Indeterminate forms occur when you attempt to evaluate a limit and the result isn't immediately clear, like getting a \(\frac{0}{0}\) form. In mathematical terms, indeterminate means that the limit could potentially be any value. This form suggests that further analysis is necessary to determine the actual value of the limit. These situations are common in calculus when dealing with limits, especially when direct substitution leads to a nonsensical outcome.

• Indeterminate forms can appear in several types, such as \(\frac{0}{0}\), \(\frac{\infty}{\infty}\), \(0 \, \times \, \infty\), and more.
• Each type of indeterminate form has specific techniques for resolving them, like L'Hôpital's Rule, algebraic manipulation, or factoring.
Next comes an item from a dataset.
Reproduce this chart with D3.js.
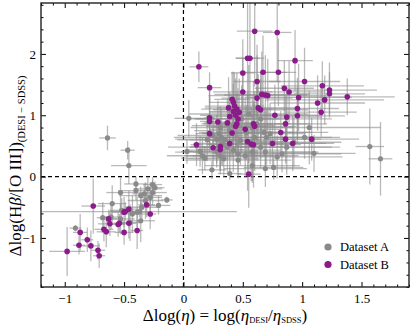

In the given exercise, substituting \(x\) by 2 results in the \(\frac{0}{0}\) form, indicating the need for further work to evaluate this limit.

A limit helps us understand how a function behaves as it approaches a certain point, either from the right, the left, or both directions. It's a fundamental concept in calculus that facilitates the study of continuity, derivatives, and integrals. Calculating limits is all about finding the value that a function approaches as its input gets closer to a particular point.

• Limits can be finite or infinite, depending on how the function behaves near the target value.
• If directly substituting the target value into the function results in a valid number, then that number is the limit.
• If not, techniques like factoring, rationalizing, or applying L'Hôpital's Rule might be useful.

In the problem given, after identifying the indeterminate form, L'Hôpital's Rule is applied, helping us efficiently evaluate the limit, which here simplifies to 0 when substituting \(x = 2\) again after differentiating.

Graphing utilities are tools that help visualize complex mathematical functions and aid in verifying calculations, like the limit evaluated through algebraic methods. They provide a graphical representation of the function's behavior as it approaches a certain point, offering an intuitive confirmation of calculated limits.

• These tools can graph the function, and their features often allow you to zoom in to closely inspect behavior near specific points.
• Using graphing utilities can reveal the nature of any discontinuities or asymptotic behaviors.

For the exercise, after evaluating the limit algebraically, these utilities show that as \(x\) approaches 2 from the positive side, the subtraction of the two functions \( \frac{8}{x^{2}-4} \) and \( \frac{x}{x-2} \) flattens out, confirming a limit value of 0. In this manner, graphing utilities enhance our understanding by providing a visual context to abstract mathematical results.